Establishment and analysis of a prognostic model of pancreatic ductal adenocarcinomas based on nerve-cancer crosstalk-related genes.

Abstract

Pancreatic ductal adenocarcinoma (PDAC) is a highly malignant tumor with a five-year survival rate of 13%, the lowest among all malignant tumors. The work aims to use bioinformatics methods to mine Nerve-cancer crosstalk-related genes (NCCGs) in pancreatic cancer and evaluate their correlation with tumor stage and prognosis, thereby providing a new direction of development and experimental basis for pancreatic cancer treatment. This study included 185 individuals with PDAC from the TCGA database, together with clinical and RNA sequencing data. A review of prior studies revealed the mechanism of neural-cancer crosstalk and identified 42 neural-cancer crosstalk-related genes (NCCGs). Multivariate logistic regression analysis showed that NGFR (OR=39.076, 95% CI; P<0.05), CHRNB2 (OR=41.076, 95% CI; P<0.05), and CHRNA10 (OR=39.038, 95% CI; P<0.05) were identified as independent risk factors for PNI development.
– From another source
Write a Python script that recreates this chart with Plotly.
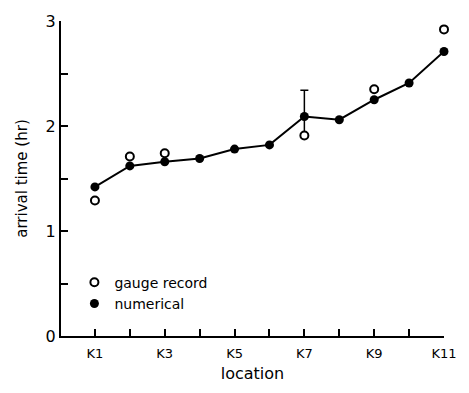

Pearson correlation analysis revealed that CHRNA10 was negatively connected with PDAC microsatellite instability, whereas CHRNA10, CHRNB2, and NGFR were negatively correlated with PDAC tumor mutation burden. The GEPIA database revealed that CHRNB2 expression was higher in stage I PDAC. The pancreatic cancer single-cell dataset PAAD_CRA001160 revealed that malignant tumor cells, ductal cells, endothelial cells and fibroblasts accounted for a large proportion in the tumor microenvironment of pancreatic cancer. Furthermore, the NGFR gene was shown to be more significantly expressed in various pancreatic cancer cells. Bioinformatics analysis was used to create a validated prognostic model of pancreatic cancer, which explored the critical mechanisms of neural-tumor interactions and revealed the potential of cancer-neural crosstalk-related genes as prognostic biomarkers and anti-tumor therapy targets.